* TASK DIRECTIONS
Transcribe only the part of the material below that begins at the line containing "Generate a Python" and ends at the line containing "import pandas as pd", with both kept and images left out.

─── DATA PROVIDED ───

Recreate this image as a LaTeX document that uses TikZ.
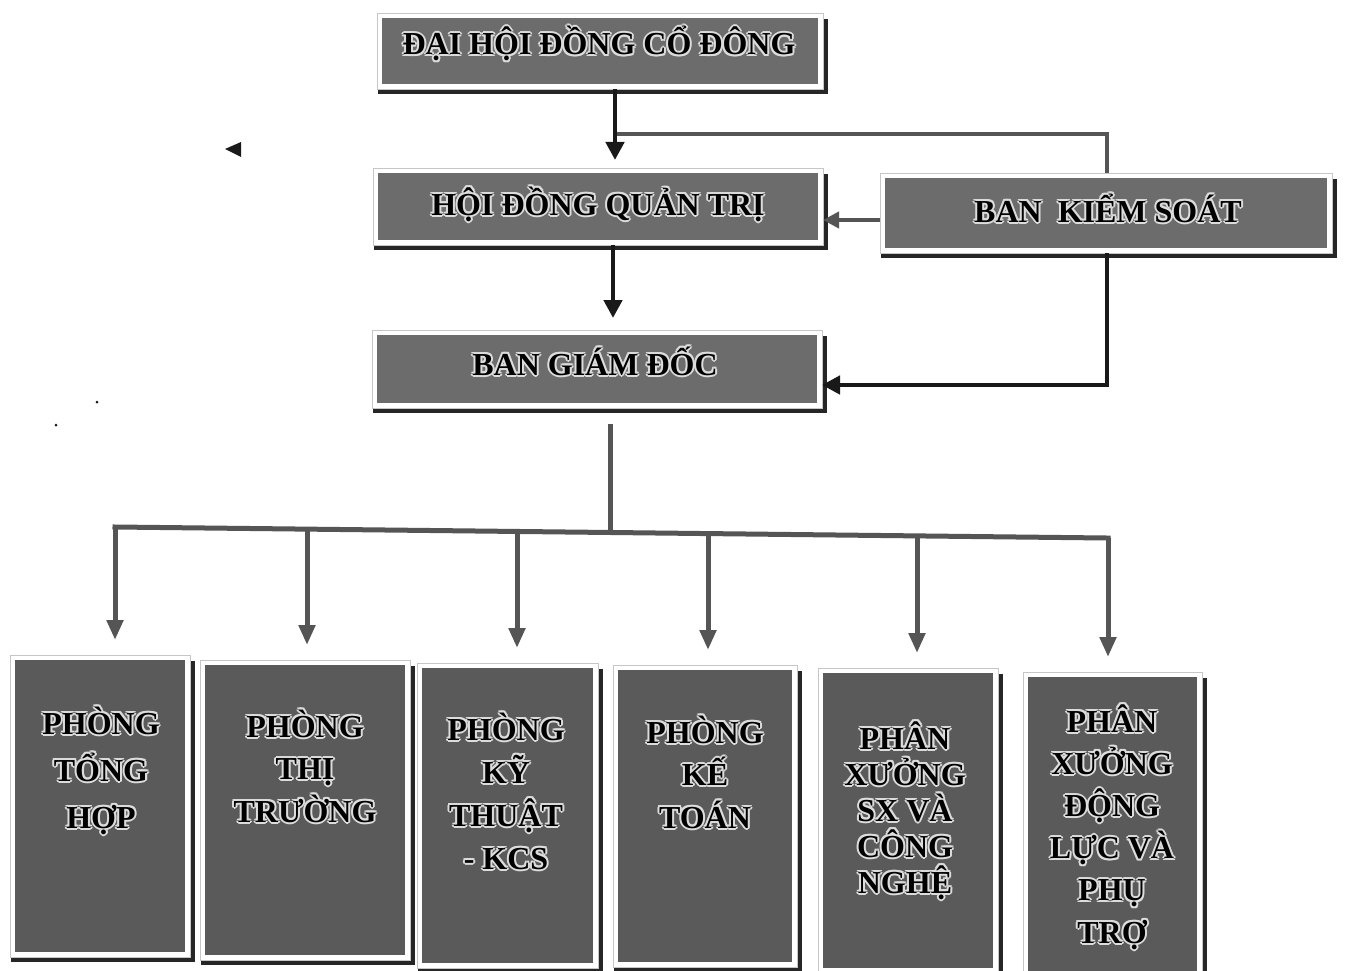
\documentclass[tikz,border=0pt]{standalone}
\usepackage{fontspec}
\setmainfont{Liberation Serif}
\usetikzlibrary{arrows.meta}
\definecolor{topfill}{RGB}{108,108,108}
\definecolor{botfill}{RGB}{90,90,90}
\definecolor{shadowc}{RGB}{38,38,38}
\definecolor{glow}{RGB}{220,220,220}
\definecolor{linegray}{RGB}{85,85,85}
\definecolor{darkline}{RGB}{25,25,25}

\newcommand\gcopy[3]{\rlap{\kern#1\raisebox{#2}{#3}}}
\newcommand\glowtxt[1]{{\color{glow}\gcopy{-2pt}{0pt}{#1}\gcopy{2pt}{0pt}{#1}\gcopy{0pt}{2pt}{#1}\gcopy{0pt}{-2pt}{#1}\gcopy{-1.4pt}{1.4pt}{#1}\gcopy{1.4pt}{1.4pt}{#1}\gcopy{-1.4pt}{-1.4pt}{#1}\gcopy{1.4pt}{-1.4pt}{#1}}#1}

\tikzset{
  frame/.style={draw=gray!45, line width=0.8pt, fill=white, inner sep=0pt, outer sep=0pt},
  shadowline/.style={draw=shadowc, line width=4pt},
  lbl/.style={anchor=base, inner sep=0pt, font=\bfseries\fontsize{32}{32}\selectfont, text=black},
  toparr/.style={draw=darkline, line width=4.5pt, -{Triangle[length=18pt,width=18pt]}},
  topline/.style={draw=linegray, line width=4.5pt},
  sidearr/.style={draw=linegray, line width=4.5pt, -{Triangle[length=16pt,width=16pt]}},
  botline/.style={draw=linegray, line width=5pt},
  botarr/.style={botline, -{Triangle[length=20pt,width=16pt]}},
}

% name, x1, y1, x2, y2 (inner fill), fill colour
\newcommand\orgbox[6]{%
  \node[frame, minimum width={#4-#2+10}, minimum height={#5-#3+10}] (#1) at ({(#2+#4)/2},{(#3+#5)/2}) {};
  \draw[shadowline] ([shift={(1,3)}]#1.south west) -- ([shift={(3,3)}]#1.south east) -- ([shift={(3,6)}]#1.north east);
  \fill[#6] (#2,#3) rectangle (#4,#5);
}
% name, x, first baseline, line step, lines
\newcommand\boxlines[5]{%
  \foreach \t [count=\i] in {#5} {
    \node[lbl] (#1-l\i) at (#2,{#3+(\i-1)*#4}) {\glowtxt{\t}};
  }%
}

\begin{document}
\begin{tikzpicture}[x=1pt,y=-1pt]
\useasboundingbox[fill=white] (0,0) rectangle (1346,971);

% top boxes
\orgbox{dh}{382}{18}{818}{84}{topfill}
\orgbox{hd}{378}{173}{818}{240}{topfill}
\orgbox{bks}{885}{178}{1327}{248}{topfill}
\orgbox{bgd}{377}{335}{817}{403}{topfill}

\node[lbl] (dh-t) at (599,55) {\glowtxt{ĐẠI HỘI ĐỒNG CỔ ĐÔNG}};
\node[lbl] (hd-t) at (598,215) {\glowtxt{HỘI ĐỒNG QUẢN TRỊ}};
\node[lbl] (bks-t) at (1108,222) {\glowtxt{BAN~~KIỂM SOÁT}};
\node[lbl] (bgd-t) at (595,375) {\glowtxt{BAN GIÁM ĐỐC}};

% bottom boxes
\orgbox{p1}{15}{660}{185}{952}{botfill}
\orgbox{p2}{205}{665}{405}{955}{botfill}
\orgbox{p3}{422}{668}{593}{963}{botfill}
\orgbox{p4}{618}{670}{792}{962}{botfill}
\orgbox{p5}{823}{673}{993}{968}{botfill}
\orgbox{p6}{1028}{677}{1197}{978}{botfill}

\boxlines{p1}{101}{734}{47}{PHÒNG, TỔNG, HỢP}
\boxlines{p2}{305}{737}{42.5}{PHÒNG, THỊ, TRƯỜNG}
\boxlines{p3}{506}{740}{43}{PHÒNG, KỸ, THUẬT, - KCS}
\boxlines{p4}{705}{743}{42.5}{PHÒNG, KẾ, TOÁN}
\boxlines{p5}{905}{749}{36}{PHÂN, XƯỞNG, SX VÀ, CÔNG, NGHỆ}
\boxlines{p6}{1112}{732}{42.2}{PHÂN, XƯỞNG, ĐỘNG, LỰC VÀ, PHỤ, TRỢ}

% top connectors
\coordinate (j1) at (615,134);
\coordinate (y220) at (0,220);
\coordinate (y385) at (0,385);
\draw[topline] (j1) -| ([xshift=1]bks.north);
\draw[toparr, shorten >=8pt] ([xshift=15]dh.south) -- ([xshift=15]dh.south |- hd.north);
\draw[sidearr] (bks.west |- y220) -- (hd.east |- y220);
\draw[toparr] ([xshift=1]bks.south) |- (bgd.east |- y385);
\draw[toparr, shorten >=12pt] ([xshift=15]hd.south) -- ([xshift=15]hd.south |- bgd.north);

% bottom distribution
\coordinate (b0) at (610,531.5);
\draw[botline, shorten <=16pt] ([xshift=13]bgd.south) -- (b0);
\foreach \n/\x in {p1/115, p2/307, p3/517, p4/708, p5/917, p6/1108} {
  \coordinate (d\n) at (\x,{527+(\x-115)*0.0111});
}
\draw[botline, line cap=rect] (dp1) -- (dp6);
\foreach \n in {p1,p2,p3,p4,p5,p6} {
  \draw[botarr, shorten >=15pt] (d\n) -- (d\n |- \n.north);
}

% stray marks
\fill[darkline] (225,149) -- (241,142) -- (241,157) -- cycle;
\fill[darkline] (97,402) circle (1.5);
\fill[darkline] (56,425) circle (1.5);
\end{tikzpicture}
\end{document}
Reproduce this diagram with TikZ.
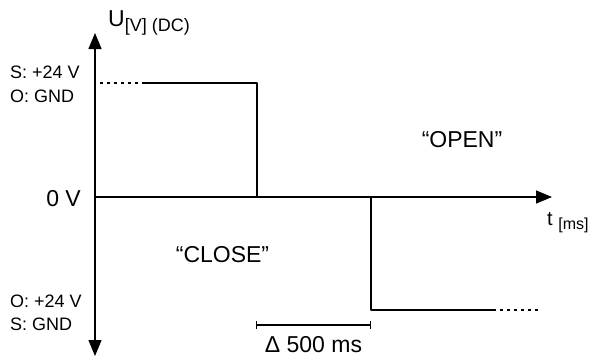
\documentclass[tikz,border=0pt]{standalone}
\usepackage{fontspec}
\setmainfont{Liberation Sans}
\usetikzlibrary{arrows.meta}

\begin{document}
\begin{tikzpicture}[line cap=round,line join=round,>={Triangle[length=16pt,width=13pt]},x=1pt,y=1pt]
		\useasboundingbox (-95.,-160.) rectangle (499.,197.);
		\tikzset{lbl/.style={inner sep=0pt,font=\fontsize{23}{27}\selectfont},
			side/.style={inner sep=0pt,anchor=base west,font=\fontsize{18}{21}\selectfont},
			dots/.style={line width=1.4pt,line cap=butt,dash pattern=on 2.5pt off 4.5pt}}
		\draw [line width=1.4pt,<->] (0.,-159.) -- (0.,164.);
		\draw [line width=1.4pt,->] (0.,0.) -- (457.,0.);
		\draw [dots] (5.,114.) -- (48.,114.);
		\draw [line width=1.4pt] (48.,114.) -- (162.,114.) -- (162.,0.);
		\draw [line width=1.4pt] (276.,0.) -- (276.,-113.) -- (398.,-113.);
		\draw [dots] (398.,-113.) -- (447.,-113.);
		\draw [line width=1.1pt,{Bar[width=8pt]}-{Bar[width=8pt]}] (161.,-128.) -- (276.,-128.);
		\begin{scriptsize}
			\node[lbl,anchor=base west] (uaxis) at (13.,171.) {U\raisebox{-5pt}{\fontsize{18}{21}\selectfont[V] (DC)}};
			\node[lbl,anchor=base west,font=\fontsize{20}{24}\selectfont] (taxis) at (452.,-28.) {t \raisebox{-4.5pt}{\fontsize{16}{19}\selectfont[ms]}};
			\node[side] (supS) at (-85.,119.) {S: +24 V};
			\node[side] (supO) at (-85.,95.) {O: GND};
			\node[side] (infO) at (-85.,-110.) {O: +24 V};
			\node[side] (infS) at (-85.,-133.) {S: GND};
			\node[lbl,anchor=east] (zero) at (-14.,-1.5) {0 V};
			\node[lbl] (open) at (367.,57.) {“OPEN”};
			\node[lbl] (close) at (127.5,-58.) {“CLOSE”};
			\node[lbl,anchor=base] (delta) at (218.5,-155.5) {Δ 500 ms};
		\end{scriptsize}
	\end{tikzpicture}
\end{document}
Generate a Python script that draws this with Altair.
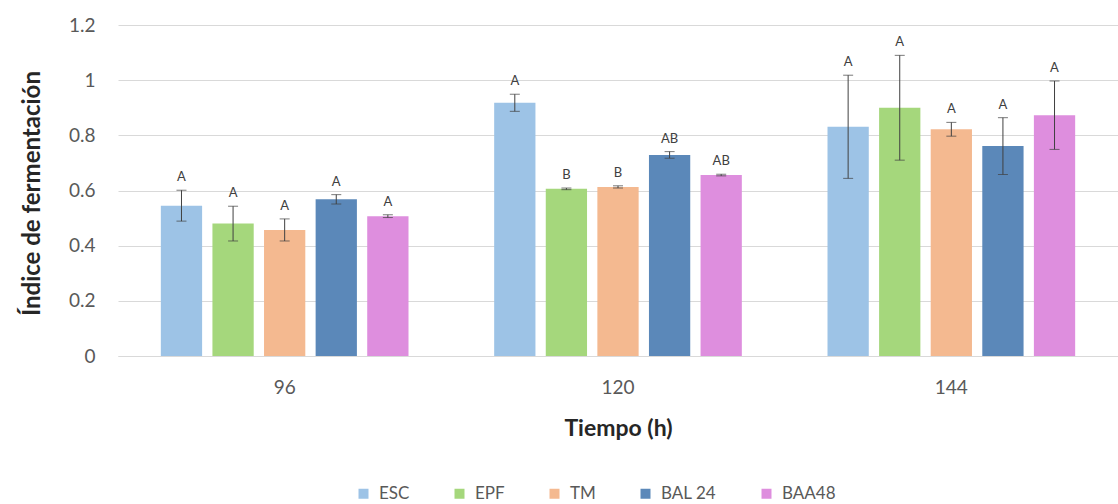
import altair as alt
import pandas as pd

# Fermentation index by time and treatment (mean ± SD, with grouping letters)
tiempos = ["96", "120", "144"]
tratamientos = ["ESC", "EPF", "TM", "BAL 24", "BAA48"]
colores = ["#9DC3E6", "#A5D77C", "#F4B990", "#5B88B9", "#DE8EDE"]

media_96 = [0.545, 0.480, 0.457, 0.568, 0.507]
media_120 = [0.918, 0.606, 0.613, 0.729, 0.656]
media_144 = [0.831, 0.900, 0.822, 0.761, 0.873]

de_96 = [0.056, 0.063, 0.040, 0.017, 0.005]
de_120 = [0.031, 0.003, 0.004, 0.012, 0.003]
de_144 = [0.187, 0.190, 0.025, 0.103, 0.124]

letras_96 = ["A", "A", "A", "A", "A"]
letras_120 = ["A", "B", "B", "AB", "AB"]
letras_144 = ["A", "A", "A", "A", "A"]

rows = []
for t, medias, des, letras in zip(
    tiempos,
    [media_96, media_120, media_144],
    [de_96, de_120, de_144],
    [letras_96, letras_120, letras_144],
):
    for trat, m, d, l in zip(tratamientos, medias, des, letras):
        rows.append({"Tiempo": t, "Tratamiento": trat, "Media": m,
                     "Low": m - d, "High": m + d, "Letra": l})
df = pd.DataFrame(rows)

FONT = "Lato"
GRAY = "#595959"

x = alt.X("Tiempo:N", sort=tiempos,
          scale=alt.Scale(paddingInner=0.257, paddingOuter=0.1285),
          axis=alt.Axis(title="Tiempo (h)", labelAngle=0, labelPadding=22,
                        labelFontSize=19, labelColor=GRAY, labelFont=FONT,
                        titleFont=FONT, titleFontSize=23, titleFontWeight="bold",
                        titleColor="#262626", titleY=72, titleBaseline="middle",
                        domainColor="#D9D9D9", ticks=False))
xo = alt.XOffset("Tratamiento:N", sort=tratamientos,
                 scale=alt.Scale(paddingInner=0.2, paddingOuter=0))
y = alt.Y("Media:Q",
          scale=alt.Scale(domain=[0, 1.2], nice=False),
          axis=alt.Axis(title="Índice de fermentación", values=[0, 0.2, 0.4, 0.6, 0.8, 1, 1.2],
                        format="~g",
                        labelFontSize=19, labelColor=GRAY, labelFont=FONT,
                        labelPadding=23, titleFont=FONT, titleFontSize=24,
                        titleFontWeight="bold", titleColor="#262626",
                        titleX=-86, titleY=168, titleBaseline="middle",
                        domain=False, ticks=False, gridColor="#D9D9D9"))

color = alt.Color("Tratamiento:N", sort=tratamientos,
                  scale=alt.Scale(domain=tratamientos, range=colores),
                  legend=alt.Legend(title=None, orient="none", direction="horizontal",
                                    legendX=237, legendY=460, symbolType="square",
                                    symbolSize=100, symbolStrokeWidth=0,
                                    labelFontSize=17, labelColor=GRAY,
                                    labelFont=FONT, columnPadding=41, labelOffset=7))

bars = alt.Chart(df).mark_bar().encode(x=x, xOffset=xo, y=y, color=color)

enc_x = alt.X("Tiempo:N", sort=tiempos)
enc_xo = alt.XOffset("Tratamiento:N", sort=tratamientos)

err = alt.Chart(df).mark_rule(color="#404040", strokeWidth=1).encode(
    x=enc_x, xOffset=enc_xo, y="Low:Q", y2="High:Q")

cap_hi = alt.Chart(df).mark_tick(color="#404040", thickness=1, size=10).encode(
    x=enc_x, xOffset=enc_xo, y="High:Q")
cap_lo = alt.Chart(df).mark_tick(color="#404040", thickness=1, size=10).encode(
    x=enc_x, xOffset=enc_xo, y="Low:Q")

letters = alt.Chart(df).mark_text(font=FONT, fontSize=13, color="#404040",
                                  baseline="bottom", dy=-6).encode(
    x=enc_x, xOffset=enc_xo, y="High:Q", text="Letra:N")

chart = alt.layer(bars, err, cap_hi, cap_lo, letters).properties(
    width=1000, height=331,
    autosize=alt.AutoSizeParams(type="none"),
    padding={"left": 118, "top": 25, "right": 0, "bottom": 148},
).configure_view(stroke=None)

chart.save("out.html", embed_options={"renderer": "svg", "actions": False})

───

* TASK RESPONSE
Generate a Python script that draws this with Altair.
import altair as alt
import pandas as pd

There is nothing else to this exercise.